CHINESE stock investors can expect better performance next year as earnings growth picks up and MSCI Inc. includes the country’s equities in its benchmark indexes, according to the most accurate forecaster for 2017.

Zhu Bin, strategist for Southwest Securities Co., predicts the Shanghai Composite Index will climb to 3,700 by the end of 2018, implying a 13 percent gain from yesterday’s close, helped by an increase in mergers.

A year ago, Zhu successfully forecast a deleveraging campaign would weigh on the nation’s equities, picking 3,300 as his year-end target.
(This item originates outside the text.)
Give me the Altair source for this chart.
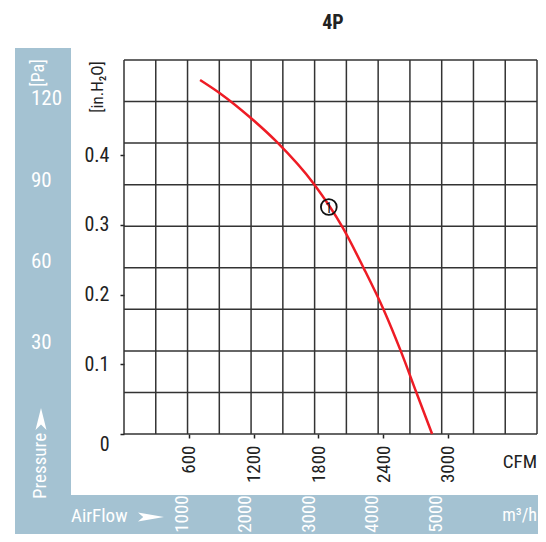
import altair as alt
import pandas as pd

# ---- data ----
cfm = [705, 888, 1178, 1416, 1758, 2027, 2221, 2407, 2566, 2711, 2855]
inh2o = [0.508, 0.489, 0.453, 0.419, 0.359, 0.296, 0.238, 0.178, 0.1185, 0.0588, 0.0]

cfm_ticks = [600, 1200, 1800, 2400, 3000]
inh2o_ticks = [0, 0.1, 0.2, 0.3, 0.4]
pa_labels = ["30", "60", "90", "120"]
pa_pos_inh2o = [0.131, 0.2472, 0.3635, 0.480]
m3h_labels = [1000, 2000, 3000, 4000, 5000]
M3H_PER_CFM = 1.699

marker_cfm = [1898]
marker_inh2o = [0.3257]
marker_text = ["1"]

X_MAX = 3827
Y_MAX = 0.5366
NCOL = 13
NROW = 9

FONT = "Liberation Sans Narrow, Arial Narrow, Roboto Condensed, DejaVu Sans Condensed, sans-serif"
BLUE = "#a4c2d2"
DARK = "#222222"
RED = "#ee1c25"

# plot area placement (page px): left edge 124, top 60
PL, PT = 124, 60
W, H = 413, 374


def px(v):
    return v - PL


def py(v):
    return v - PT


xscale = alt.Scale(domain=[0, X_MAX], nice=False, zero=False)
yscale = alt.Scale(domain=[0, Y_MAX], nice=False, zero=False)

xaxis = alt.Axis(
    values=cfm_ticks, format="d", title=None, grid=False, domain=False,
    tickSize=4, tickColor=DARK, tickWidth=1.5, labelAngle=270,
    labelFont=FONT, labelFontSize=19, labelColor=DARK, labelPadding=7)
yaxis = alt.Axis(
    values=inh2o_ticks, format="~g", title=None, grid=False, domain=False,
    tickSize=4, tickColor=DARK, tickWidth=1.5,
    labelFont=FONT, labelFontSize=20, labelColor=DARK, labelPadding=11,
    labelBaseline={"condition": {"test": "datum.value == 0", "value": "top"}, "value": "middle"})

one = pd.DataFrame({"t": [""]})


def X(field):
    return alt.X(field, scale=xscale, axis=xaxis)


def Y(field):
    return alt.Y(field, scale=yscale, axis=yaxis)


def label(text, x, y, size, color, angle=0, align="center", baseline="middle", weight="normal"):
    return alt.Chart(pd.DataFrame({"t": [text]})).mark_text(
        font=FONT, fontSize=size, color=color, angle=angle, align=align,
        baseline=baseline, fontWeight=weight
    ).encode(x=alt.value(px(x)), y=alt.value(py(y)), text="t:N")


left_band = alt.Chart(one).mark_rect(color=BLUE).encode(
    x=alt.value(px(15)), x2=alt.value(px(71)), y=alt.value(py(48)), y2=alt.value(py(495)))
bottom_band = alt.Chart(one).mark_rect(color=BLUE).encode(
    x=alt.value(px(15)), x2=alt.value(px(550)), y=alt.value(py(495)), y2=alt.value(py(545)))

vgrid = alt.Chart(pd.DataFrame({"gx": [k * X_MAX / NCOL for k in range(NCOL + 1)]})).mark_rule(
    color="#333333", strokeWidth=1.5).encode(x=X("gx:Q"))
hgrid = alt.Chart(pd.DataFrame({"gy": [k * Y_MAX / NROW for k in range(NROW + 1)]})).mark_rule(
    color="#333333", strokeWidth=1.5).encode(y=Y("gy:Q"))

curve = alt.Chart(pd.DataFrame({"cfm": cfm, "inh2o": inh2o})).mark_line(
    color=RED, strokeWidth=2.5, interpolate="monotone").encode(x=X("cfm:Q"), y=Y("inh2o:Q"))

mdf = pd.DataFrame({"cfm": marker_cfm, "inh2o": marker_inh2o, "t": marker_text})
marker_circle = alt.Chart(mdf).mark_point(
    shape="circle", size=250, filled=False, color="#111111", strokeWidth=1.8, opacity=1).encode(
    x=X("cfm:Q"), y=Y("inh2o:Q"))
marker_label = alt.Chart(mdf).mark_text(font=FONT, fontSize=15, color="#111111", dy=1).encode(
    x=X("cfm:Q"), y=Y("inh2o:Q"), text="t:N")

pa_text = alt.Chart(pd.DataFrame({"pa": pa_labels, "pos": pa_pos_inh2o})).mark_text(
    font=FONT, fontSize=21, color="white", align="left", baseline="middle").encode(
    x=alt.value(px(31)), y=Y("pos:Q"), text="pa:N")

m3h_df = pd.DataFrame({"m3h": m3h_labels, "c": [v / M3H_PER_CFM for v in m3h_labels]})
m3h_text = alt.Chart(m3h_df).mark_text(
    font=FONT, fontSize=19, color="white", angle=270, align="center", baseline="alphabetic").encode(
    x=X("c:Q"), y=alt.value(py(514)), text="m3h:N")

arrow_h = alt.Chart(one).mark_point(
    shape="M-1,-0.35L1,0L-1,0.35L-0.6,0Z", filled=True, color="white", size=676, opacity=1,
    strokeWidth=0).encode(x=alt.value(px(151)), y=alt.value(py(517)))
arrow_v = alt.Chart(one).mark_point(
    shape="M-0.5,1L0,-1L0.5,1L0,0.5Z", filled=True, color="white", size=484, opacity=1,
    strokeWidth=0).encode(x=alt.value(px(41)), y=alt.value(py(419)))

texts = [
    label("4P", 333, 23, 20, DARK, weight="bold"),
    label("[in.H\u2082O]", 98, 87, 17, DARK, angle=270),
    label("[Pa]", 39, 73, 18, "white", angle=270),
    label("Pressure", 40, 466, 19, "white", angle=270),
    label("AirFlow", 71, 516, 19, "white", align="left"),
    label("m\u00b3/h", 537, 516, 18, "white", align="right"),
    label("CFM", 537, 462, 19, DARK, align="right"),
]

chart = alt.layer(
    left_band, bottom_band, vgrid, hgrid, curve, marker_circle, marker_label,
    pa_text, m3h_text, arrow_h, arrow_v, *texts
).properties(
    width=W, height=H,
    autosize=alt.AutoSizeParams(type="none"),
    padding={"left": PL - 8, "top": PT - 8, "right": 530 - (PL - 8) - W, "bottom": 526 - (PT - 8) - H},
    background="white",
).configure_view(strokeWidth=0)

chart.save("out.html", embed_options={"renderer": "svg", "actions": False})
The gauge, which has trailed most major global benchmarks this year with a 5.3 percent advance, closed at 3,280.46 yesterday.

“By now, companies would be more adapted to the slowing economy, where we expect accelerated industry consolidation to help drive stronger earnings and stock performance for market-leading firms,” Zhu said. “MSCI’s inclusion of some A shares will also offer strong support for stocks.”

Zhu’s target is more closely aligned with other analysts polled than last year, when he was the least bullish among participants. The median forecast among 13 analysts and fund managers for next year is 3,650.

Offshore Chinese shares are still likely to offer better opportunities, according to the poll. The Hang Seng China Enterprises Index, which has jumped more than 20 percent in Hong Kong so far this year, will rise 17 percent to 13,300 next year, according to the median estimate of 10 analysts. The MSCI China Index is estimated to gain 15 percent to 100 by end-2018.

Technological, financial and health care stocks are preferred by most analysts on the mainland and in Hong Kong for next year, while commodity, materials and mainland developers may underperform.